Montana Secretary Of State Clarifies Illegal Voting Allegations
Montana Secretary of State Corey Stapleton pushed back against allegations Thursday that his office is claiming more than 300 cases of voter fraud in the May special election. The Republican Secretary of State says any reports claiming he made such allegations are false.
In July, the Republican Secretary of State testified before the State Administration and Veterans Affairs Interim Committee saying that hundreds of ballot signatures were illegal in last May’s special congressional election.
The statement came in the context of urging lawmakers to not dismiss the possibility of voter fraud in Montana, just because it hasn’t been reported.
"We all have to take a real hard look," Stapleton said. "We’ve never had voter fraud in Montana this century. Nobody.
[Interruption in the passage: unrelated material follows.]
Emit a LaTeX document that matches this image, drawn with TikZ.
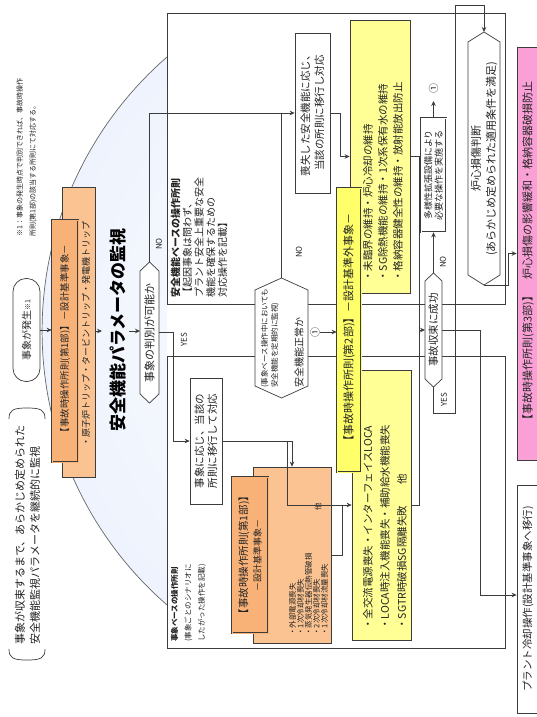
\documentclass[tikz,border=0pt]{standalone}
\usepackage{fontspec}
\setmainfont{Noto Sans CJK JP}
\usetikzlibrary{arrows.meta}
\definecolor{lnc}{RGB}{60,60,60}
\definecolor{txtc}{RGB}{35,35,35}
\definecolor{orf}{RGB}{250,195,145}
\definecolor{orl}{RGB}{248,178,120}
\definecolor{yelf}{RGB}{255,255,150}
\definecolor{yell}{RGB}{255,255,105}
\definecolor{pinkf}{RGB}{250,160,215}
\definecolor{sbA}{RGB}{234,240,252}
\definecolor{sbB}{RGB}{170,190,238}
\pgfdeclareradialshading{semis}{\pgfpointorigin}{color(0bp)=(white); color(31bp)=(sbA); color(50bp)=(sbB)}
\newcommand\fsz[2]{\fontsize{#1}{#2}\selectfont}
\newcommand\hexv[6]{%
 \coordinate (#1) at (#2,#3);
 \draw[hexline] (#2,#3) ++(0,-#4/2) coordinate (#1t) -- ++(#5/2,#6) -- ++(0,#4-2*#6) -- ++(-#5/2,#6) coordinate (#1b) -- ++(-#5/2,-#6) -- ++(0,-#4+2*#6) -- cycle;
 \path (#2,#3) ++(-#5/2,0) coordinate (#1l);
 \path (#2,#3) ++(#5/2,0) coordinate (#1r);
}
\begin{document}
\begin{tikzpicture}[x=1pt,y=-1pt,line width=0.7pt,>={Stealth[length=5pt,width=4.5pt]},
 conn/.style={draw=lnc,line width=0.9pt},
 rbox/.style={rotate=90,draw=lnc,line width=0.7pt,fill=white,inner sep=0pt,align=center,text=txtc},
 rtxt/.style={rotate=90,inner sep=0pt,align=left,text=txtc},
 dbl/.style={draw=lnc,double=#1,double distance=1pt,line width=0.6pt},
 hexline/.style={draw=lnc,fill=white,line width=0.7pt},
 lbl/.style={rotate=90,inner sep=0pt,text=txtc,font=\fsz{8}{9}}]
\useasboundingbox (0,0) rectangle (537,717);
\fill[white] (0,0) rectangle (537,717);
% blue monitoring segment
\begin{scope}
\clip (167,57) arc[start angle=229.02,end angle=130.98,radius=362.9] -- cycle;
\shade[shading=semis] (404.9,330.9) circle[radius=362.9];
\end{scope}
\draw[draw=black!60,line width=0.7pt] (167,57) arc[start angle=229.02,end angle=130.98,radius=362.9];
% frames
\draw[lnc] (167,13) rectangle (505,304);
\draw[lnc] (167,356) rectangle (505,648);
% left notes
\node[rtxt,anchor=west,font=\fsz{7}{13}] (note) at (26.5,237) {※1：事象の発生時点で判別できれば、事故時操作\\所則(第1部)の該当する所則にて対応する。};
\node[rtxt,anchor=west,font=\fsz{11}{15}] (mon) at (27.5,645) {事象が収束するまで、あらかじめ定められた\\安全機能監視パラメータを継続的に監視};
\draw[lnc] (9,419) .. controls (9,410) and (13,408) .. (27,408) .. controls (41,408) and (45,410) .. (45,419);
\draw[lnc] (9,649) .. controls (9,658) and (13,660) .. (27,660) .. controls (41,660) and (45,658) .. (45,649);
% start
\node[rbox,rounded corners=13pt,minimum width=103pt,minimum height=27pt,font=\fsz{10}{12}] (st) at (26.5,330) {事象が発生{\fsz{7}{7}※1}};
\node[rbox,fill=orf,minimum width=290pt,minimum height=33pt] (ob1) at (78.5,332) {};
\node[rbox,fill=orl,dbl=orl,minimum width=242pt,minimum height=26pt,font=\fsz{9.5}{11}] (lab1) at (65,341) {【事故時操作所則(第1部)】－設計基準事象－};
\node[rtxt,anchor=west,font=\fsz{9}{11}] (ob1t) at (86,447) {・原子炉トリップ・タービントリップ・発電機トリップ};
\node[rotate=90,inner sep=0pt,font=\fsz{17}{20}\bfseries,text=black] (ttl) at (118,330) {安全機能パラメータの監視};
\coordinate (a1) at (102,331);
\coordinate (a2) at (129,331);
% hexagon 1
\hexv{h1}{149.5}{332.5}{141}{19}{9}
\node[rotate=90,inner sep=0pt,font=\fsz{11}{12},text=txtc] (h1x) at (h1) {事象の判別が可能か};
% upper frame texts
\node[rtxt,anchor=west,font=\fsz{10}{11.8}] (sfb) at (199,298) {{\bfseries 安全機能ベースの操作所則}\\【起因事象は問わず、\\プラント安全上重要な安全\\機能を確保するための\\対応操作を記載】};
\node[rbox,minimum width=160pt,minimum height=35pt,font=\fsz{10.5}{14}] (b2) at (312.5,113) {喪失した安全機能に応じ、\\当該の所則に移行し対応};
% hexagon 2
\hexv{h2}{281.5}{338}{120}{53}{12}
\node[rtxt,anchor=west,font=\fsz{7.5}{10}] (h2s) at (270,388) {(事象ベース操作中においても\\安全機能を定期的に監視)};
\node[rtxt,anchor=west,font=\fsz{10}{12}] (h2x) at (299,388) {安全機能正常か};
% yellow boxes
\node[rbox,fill=yelf,minimum width=273pt,minimum height=60pt] (y1) at (380,156.5) {};
\node[rtxt,anchor=west,font=\fsz{10.5}{15}] (y1t) at (383,282) {・未臨界の維持・炉心冷却の維持\\・SG除熱機能の維持・1次系保有水の維持\\・格納容器健全性の維持・放射能放出防止};
\node[rbox,fill=yelf,minimum width=270pt,minimum height=59pt] (y2) at (381.5,505) {};
\node[rtxt,anchor=west,font=\fsz{10.5}{17}] (y2t) at (385,630) {・全交流電源喪失・インターフェイスLOCA\\・LOCA時注入機能喪失・補助給水機能喪失\\・SGTR時破損SG隔離失敗　　他};
\node[rbox,fill=yell,dbl=yell,minimum width=284pt,minimum height=24pt,font=\fsz{11}{12}] (lab2) at (349,330) {【事故時操作所則(第2部)】－設計基準外事象－};
\node[rotate=90,inner sep=0pt,font=\fsz{10}{10},text=txtc] (c1b) at (315,332) {①};
% right side
\node[rbox,dbl=white,minimum width=114pt,minimum height=25pt,font=\fsz{9}{10.5}] (b3) at (433.5,175) {多様性拡張設備により\\必要な操作を実施する};
\node[rotate=90,inner sep=0pt,font=\fsz{10}{10},text=txtc] (c1a) at (433.5,88) {①};
\coordinate (c1p) at (433.5,101);
\hexv{h3}{433.5}{330}{114}{17}{8}
\node[rotate=90,inner sep=0pt,font=\fsz{10.5}{12},text=txtc] (h3x) at (h3) {事故収束に成功};
\hexv{h4}{484}{158.5}{253}{32}{10}
\node[rotate=90,inner sep=0pt,align=center,font=\fsz{11}{15},text=txtc] (h4x) at (h4) {炉心損傷判断\\(あらかじめ定められた適用条件を満足)};
\node[rbox,fill=pinkf,minimum width=413pt,minimum height=22pt,font=\fsz{11}{12}] (p) at (528,253.5) {【事故時操作所則(第3部)】　炉心損傷の影響緩和・格納容器破損防止};
\node[rbox,minimum width=228pt,minimum height=22pt,font=\fsz{10.5}{12}] (pc) at (528,599) {プラント冷却操作(設計基準事象へ移行)};
% lower frame
\node[rtxt,anchor=west,font=\fsz{7.5}{13.5}] (evb) at (188.5,642) {{\bfseries 事象ベースの操作所則}\\(事象ごとのシナリオに\\したがった操作を記載)};
\node[rbox,minimum width=126pt,minimum height=32pt,font=\fsz{10.5}{13}] (b4) at (206,441) {事象に応じ、当該の\\所則に移行して対応};
\node[rbox,fill=orf,minimum width=176pt,minimum height=78pt] (ob2) at (292,555) {};
\node[rbox,fill=orl,dbl=orl,minimum width=156pt,minimum height=36pt,font=\fsz{10.5}{13.5}] (lab3) at (250,555) {【事故時操作所則(第1部)】\\{\fsz{9}{10}－設計基準事象－}};
\node[rtxt,anchor=west,font=\fsz{7.5}{8}] (ob2t) at (308.5,636) {・外部電源喪失\\・1次冷却材喪失\\・蒸気発生器伝熱管破損\\・2次冷却材喪失\\・1次冷却材流量喪失};
\node[rotate=90,inner sep=0pt,font=\fsz{7.5}{8},text=txtc] (ob2e) at (318,507) {他};
% labels
\node[lbl] (no1) at (159,244) {NO};
\node[lbl] (yes1) at (184,340) {YES};
\node[lbl] (no2) at (299,252) {NO};
\node[lbl] (no3) at (443,262) {NO};
\node[lbl] (yes3) at (444,400) {YES};
% coordinates
\coordinate (yv) at (173,0);
\coordinate (k1) at (340,0);
\coordinate (k2) at (419,0);
\coordinate (k3) at (455,413);
\coordinate (k4) at (455,5);
\coordinate (k5) at (484,5);
\coordinate (k6) at (480,595);
\coordinate (k7) at (508,285);
\coordinate (k8) at (287,505);
\coordinate (k9) at (342,505);
% connectors
\draw[conn,->] (st.south) -- (st.south -| lab1.north);
\draw[conn,->] (ob1.south |- a1) -- (a1);
\draw[conn,->] (a2) -- (a2 -| h1l);
\draw[conn,->] (h1t) -- (h1t |- b2.north) -- (b2.north);
\draw[conn] (h2t) -- (h2t |- b2.north);
\draw[conn,->] (h1r) -- (h1r -| yv) -- (yv |- b4.north) -- (b4.north);
\draw[conn,->] (b2.south) -- (b2.south -| k1) -- (k1 |- y1.north) -- (y1.north);
\draw[conn] (y1.south) -- (y1.south -| k2) -- (k2 |- y2.south) -- (y2.south);
\draw[conn,->] (k2 |- h3l) -- (h3l);
\draw[conn,->] (h3t) -- (b3.west);
\draw[conn,->] (b3.east) -- (c1p);
\draw[conn,->] (c1b) -- (c1b -| lab2.north);
\draw[conn,->] (h3b) -- (h3b |- k3) -- (k3) -- (k4) -- (k5) -- (h4t);
\draw[conn,->] (h3r) -- (h3r -| k6) -- (k6) -- (k6 -| pc.north);
\draw[conn,->] (h4b) -- (k7) -- (k7 |- p.north) -- (p.north);
\draw[conn,->] (b4.south) -- (b4.south -| ob2.east) -- (ob2.east);
\draw[conn,->] (b4.south -| k8) -- (k8) -- (k8 -| y2.north);
\draw[conn] (ob2.south) -- (ob2.south -| k9) -- (k9);
\end{tikzpicture}
\end{document}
Ask yourself, if we had no DUIs, no shoplifting, if we had no sexual assaults, we would say that we don’t have those things, or would we say that we don’t have voter fraud because we haven’t pursued it or we don’t understand … In the special election for example, over three hundred signatures were illegal, statewide."
After that statement the Democratic Chair of the SAVA Committee Sue Malek sent a formal request to the Stapleton asking for more information about the number of fraudulent votes in each county, the reason those votes were considered fraudulent, and what legal actions have been taken in counties against alleged fraud.
Thursday, in response to that request the Secretary’s Chief of Staff Christi Jacobsen appeared before the SAVA committee to read a letter from Stapleton.
The letter said Senator Malek's request incorrectly cited an article from the Associated Press reporting that Stapleton claims 360 cases of voter fraud in Montana.
While the AP article never directly says the Secretary of State alleges hundreds of cases of voter fraud, it does say Stapleton asserts more than 360 illegal ballots were cast in the last statewide election.
The Secretary of State’s office uses the terms "illegal" or "mismatched" ballot signatures interchangeably. It also defines "illegal" differently than "fraud," which is much more serious and requires proving intent.
Anthony Johnstone, an associate professor of constitutional and election law at the University of Montana, agrees with the secretary of state’s interpretation of those terms. He says ballots can be illegal, but not fraudulent, and those terms should never be confused.
County election administrators have said statements by the Secretary of State about potential fraud in Montana unnecessarily cast doubt upon the state’s electoral process.